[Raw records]
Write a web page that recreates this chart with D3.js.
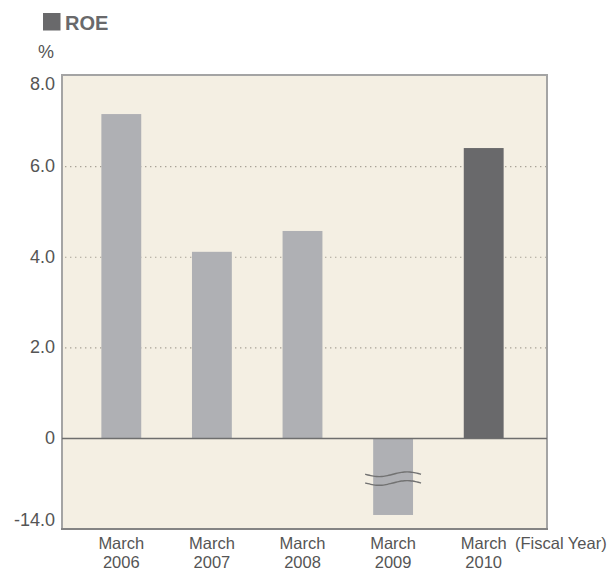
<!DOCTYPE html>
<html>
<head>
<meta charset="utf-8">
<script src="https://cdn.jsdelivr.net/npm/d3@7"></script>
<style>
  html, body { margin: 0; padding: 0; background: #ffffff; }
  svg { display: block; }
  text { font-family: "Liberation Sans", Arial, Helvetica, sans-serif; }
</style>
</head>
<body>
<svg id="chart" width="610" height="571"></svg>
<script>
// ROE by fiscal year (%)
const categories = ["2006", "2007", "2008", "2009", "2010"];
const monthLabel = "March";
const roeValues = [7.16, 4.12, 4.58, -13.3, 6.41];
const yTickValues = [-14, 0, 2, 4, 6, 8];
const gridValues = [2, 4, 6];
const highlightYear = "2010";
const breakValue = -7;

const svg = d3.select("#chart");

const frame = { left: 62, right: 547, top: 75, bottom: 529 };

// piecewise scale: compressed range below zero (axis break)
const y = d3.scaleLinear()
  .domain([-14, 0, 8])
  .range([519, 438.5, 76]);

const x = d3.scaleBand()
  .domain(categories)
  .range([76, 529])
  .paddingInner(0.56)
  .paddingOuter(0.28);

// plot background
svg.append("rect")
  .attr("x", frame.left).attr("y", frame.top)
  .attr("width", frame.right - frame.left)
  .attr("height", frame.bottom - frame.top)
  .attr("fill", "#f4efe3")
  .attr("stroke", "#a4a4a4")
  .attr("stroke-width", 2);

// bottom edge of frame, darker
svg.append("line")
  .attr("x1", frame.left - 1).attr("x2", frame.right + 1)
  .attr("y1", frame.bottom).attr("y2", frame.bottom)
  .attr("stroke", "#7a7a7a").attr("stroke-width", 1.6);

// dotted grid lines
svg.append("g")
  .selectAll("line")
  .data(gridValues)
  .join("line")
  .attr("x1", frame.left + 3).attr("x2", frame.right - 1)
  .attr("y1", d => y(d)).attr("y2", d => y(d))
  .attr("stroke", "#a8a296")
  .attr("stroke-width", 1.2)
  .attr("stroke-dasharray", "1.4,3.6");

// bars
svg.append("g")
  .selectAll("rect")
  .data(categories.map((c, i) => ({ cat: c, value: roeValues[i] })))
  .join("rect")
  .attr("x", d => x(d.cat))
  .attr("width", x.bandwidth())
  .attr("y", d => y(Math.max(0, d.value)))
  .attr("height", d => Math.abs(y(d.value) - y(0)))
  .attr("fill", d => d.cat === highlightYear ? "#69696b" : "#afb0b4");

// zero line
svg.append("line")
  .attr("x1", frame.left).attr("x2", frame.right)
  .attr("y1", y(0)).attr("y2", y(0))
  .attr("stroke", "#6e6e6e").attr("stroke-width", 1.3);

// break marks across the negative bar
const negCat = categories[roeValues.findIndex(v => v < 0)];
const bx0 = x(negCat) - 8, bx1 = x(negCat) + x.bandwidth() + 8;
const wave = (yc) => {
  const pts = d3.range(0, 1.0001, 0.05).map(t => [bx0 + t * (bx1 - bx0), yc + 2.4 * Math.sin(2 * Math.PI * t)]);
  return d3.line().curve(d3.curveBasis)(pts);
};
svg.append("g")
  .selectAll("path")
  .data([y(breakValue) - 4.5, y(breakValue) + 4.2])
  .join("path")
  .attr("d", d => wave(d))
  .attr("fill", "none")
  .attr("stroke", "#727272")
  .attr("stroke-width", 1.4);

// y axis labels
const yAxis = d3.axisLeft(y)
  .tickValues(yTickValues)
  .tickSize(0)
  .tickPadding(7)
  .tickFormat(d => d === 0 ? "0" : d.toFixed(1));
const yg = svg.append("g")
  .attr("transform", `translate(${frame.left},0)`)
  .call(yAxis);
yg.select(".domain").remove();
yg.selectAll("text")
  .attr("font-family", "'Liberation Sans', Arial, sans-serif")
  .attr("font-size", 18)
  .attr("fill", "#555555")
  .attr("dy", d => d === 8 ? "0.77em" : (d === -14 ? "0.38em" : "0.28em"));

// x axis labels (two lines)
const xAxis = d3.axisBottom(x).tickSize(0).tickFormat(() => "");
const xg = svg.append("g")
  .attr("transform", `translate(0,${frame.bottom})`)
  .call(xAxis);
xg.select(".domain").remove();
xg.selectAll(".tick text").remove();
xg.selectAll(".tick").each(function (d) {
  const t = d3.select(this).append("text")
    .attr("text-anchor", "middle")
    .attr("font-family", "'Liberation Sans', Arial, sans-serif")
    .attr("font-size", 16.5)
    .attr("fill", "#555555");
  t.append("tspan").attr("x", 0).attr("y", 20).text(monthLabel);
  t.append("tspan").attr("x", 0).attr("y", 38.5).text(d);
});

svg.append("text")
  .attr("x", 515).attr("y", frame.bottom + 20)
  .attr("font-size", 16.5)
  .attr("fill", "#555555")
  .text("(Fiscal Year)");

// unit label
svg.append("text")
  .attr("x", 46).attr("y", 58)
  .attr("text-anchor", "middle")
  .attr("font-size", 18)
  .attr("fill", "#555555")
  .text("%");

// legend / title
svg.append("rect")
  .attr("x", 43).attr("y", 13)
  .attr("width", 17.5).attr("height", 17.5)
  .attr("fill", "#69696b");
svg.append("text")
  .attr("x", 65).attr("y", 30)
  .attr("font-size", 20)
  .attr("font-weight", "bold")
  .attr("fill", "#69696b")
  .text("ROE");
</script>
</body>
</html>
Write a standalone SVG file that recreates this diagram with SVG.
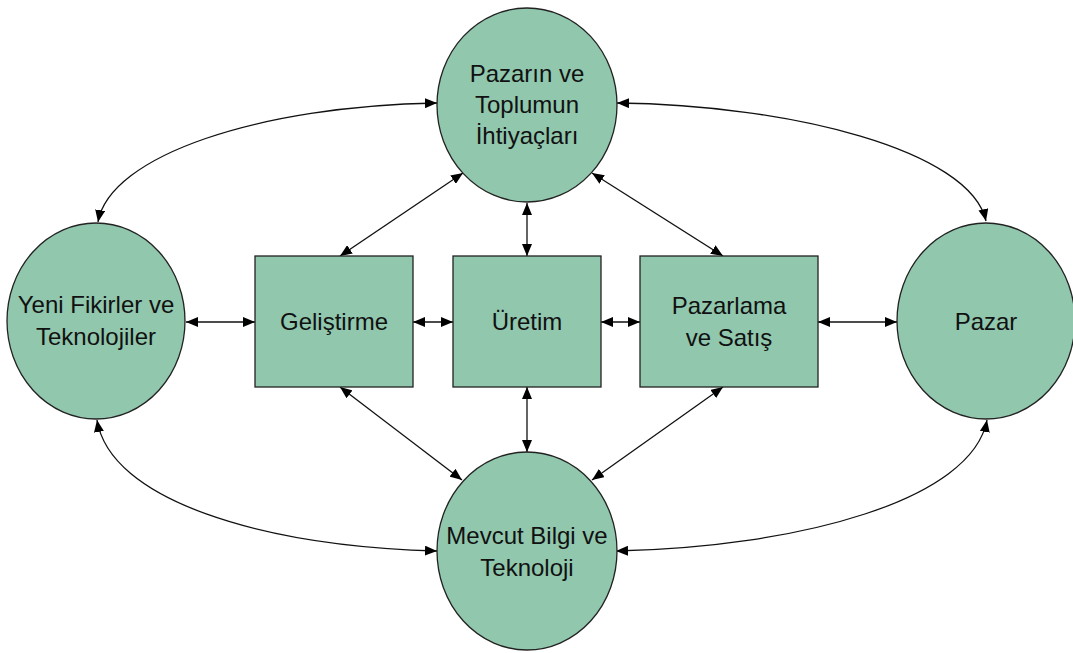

*GIVEN INSTRUCTION*.
Omit the pictures and restate the rest of the records verbatim.

*FULL OUTPUT*.
Write a web page that recreates this chart with D3.js.
<!DOCTYPE html>
<html>
<head>
<meta charset="utf-8">
<script src="https://cdn.jsdelivr.net/npm/d3@7"></script>
<style>
  html, body { margin: 0; padding: 0; background: #ffffff; }
  svg { display: block; }
  text { font-family: "Liberation Sans", Arial, Helvetica, sans-serif; }
</style>
</head>
<body>
<svg id="chart" width="610" height="571"></svg>
<script>
// ROE by fiscal year (%)
const categories = ["2006", "2007", "2008", "2009", "2010"];
const monthLabel = "March";
const roeValues = [7.16, 4.12, 4.58, -13.3, 6.41];
const yTickValues = [-14, 0, 2, 4, 6, 8];
const gridValues = [2, 4, 6];
const highlightYear = "2010";
const breakValue = -7;

const svg = d3.select("#chart");

const frame = { left: 62, right: 547, top: 75, bottom: 529 };

// piecewise scale: compressed range below zero (axis break)
const y = d3.scaleLinear()
  .domain([-14, 0, 8])
  .range([519, 438.5, 76]);

const x = d3.scaleBand()
  .domain(categories)
  .range([76, 529])
  .paddingInner(0.56)
  .paddingOuter(0.28);

// plot background
svg.append("rect")
  .attr("x", frame.left).attr("y", frame.top)
  .attr("width", frame.right - frame.left)
  .attr("height", frame.bottom - frame.top)
  .attr("fill", "#f4efe3")
  .attr("stroke", "#a4a4a4")
  .attr("stroke-width", 2);

// bottom edge of frame, darker
svg.append("line")
  .attr("x1", frame.left - 1).attr("x2", frame.right + 1)
  .attr("y1", frame.bottom).attr("y2", frame.bottom)
  .attr("stroke", "#7a7a7a").attr("stroke-width", 1.6);

// dotted grid lines
svg.append("g")
  .selectAll("line")
  .data(gridValues)
  .join("line")
  .attr("x1", frame.left + 3).attr("x2", frame.right - 1)
  .attr("y1", d => y(d)).attr("y2", d => y(d))
  .attr("stroke", "#a8a296")
  .attr("stroke-width", 1.2)
  .attr("stroke-dasharray", "1.4,3.6");

// bars
svg.append("g")
  .selectAll("rect")
  .data(categories.map((c, i) => ({ cat: c, value: roeValues[i] })))
  .join("rect")
  .attr("x", d => x(d.cat))
  .attr("width", x.bandwidth())
  .attr("y", d => y(Math.max(0, d.value)))
  .attr("height", d => Math.abs(y(d.value) - y(0)))
  .attr("fill", d => d.cat === highlightYear ? "#69696b" : "#afb0b4");

// zero line
svg.append("line")
  .attr("x1", frame.left).attr("x2", frame.right)
  .attr("y1", y(0)).attr("y2", y(0))
  .attr("stroke", "#6e6e6e").attr("stroke-width", 1.3);

// break marks across the negative bar
const negCat = categories[roeValues.findIndex(v => v < 0)];
const bx0 = x(negCat) - 8, bx1 = x(negCat) + x.bandwidth() + 8;
const wave = (yc) => {
  const pts = d3.range(0, 1.0001, 0.05).map(t => [bx0 + t * (bx1 - bx0), yc + 2.4 * Math.sin(2 * Math.PI * t)]);
  return d3.line().curve(d3.curveBasis)(pts);
};
svg.append("g")
  .selectAll("path")
  .data([y(breakValue) - 4.5, y(breakValue) + 4.2])
  .join("path")
  .attr("d", d => wave(d))
  .attr("fill", "none")
  .attr("stroke", "#727272")
  .attr("stroke-width", 1.4);

// y axis labels
const yAxis = d3.axisLeft(y)
  .tickValues(yTickValues)
  .tickSize(0)
  .tickPadding(7)
  .tickFormat(d => d === 0 ? "0" : d.toFixed(1));
const yg = svg.append("g")
  .attr("transform", `translate(${frame.left},0)`)
  .call(yAxis);
yg.select(".domain").remove();
yg.selectAll("text")
  .attr("font-family", "'Liberation Sans', Arial, sans-serif")
  .attr("font-size", 18)
  .attr("fill", "#555555")
  .attr("dy", d => d === 8 ? "0.77em" : (d === -14 ? "0.38em" : "0.28em"));

// x axis labels (two lines)
const xAxis = d3.axisBottom(x).tickSize(0).tickFormat(() => "");
const xg = svg.append("g")
  .attr("transform", `translate(0,${frame.bottom})`)
  .call(xAxis);
xg.select(".domain").remove();
xg.selectAll(".tick text").remove();
xg.selectAll(".tick").each(function (d) {
  const t = d3.select(this).append("text")
    .attr("text-anchor", "middle")
    .attr("font-family", "'Liberation Sans', Arial, sans-serif")
    .attr("font-size", 16.5)
    .attr("fill", "#555555");
  t.append("tspan").attr("x", 0).attr("y", 20).text(monthLabel);
  t.append("tspan").attr("x", 0).attr("y", 38.5).text(d);
});

svg.append("text")
  .attr("x", 515).attr("y", frame.bottom + 20)
  .attr("font-size", 16.5)
  .attr("fill", "#555555")
  .text("(Fiscal Year)");

// unit label
svg.append("text")
  .attr("x", 46).attr("y", 58)
  .attr("text-anchor", "middle")
  .attr("font-size", 18)
  .attr("fill", "#555555")
  .text("%");

// legend / title
svg.append("rect")
  .attr("x", 43).attr("y", 13)
  .attr("width", 17.5).attr("height", 17.5)
  .attr("fill", "#69696b");
svg.append("text")
  .attr("x", 65).attr("y", 30)
  .attr("font-size", 20)
  .attr("font-weight", "bold")
  .attr("fill", "#69696b")
  .text("ROE");
</script>
</body>
</html>
Write a standalone SVG file that recreates this diagram with SVG.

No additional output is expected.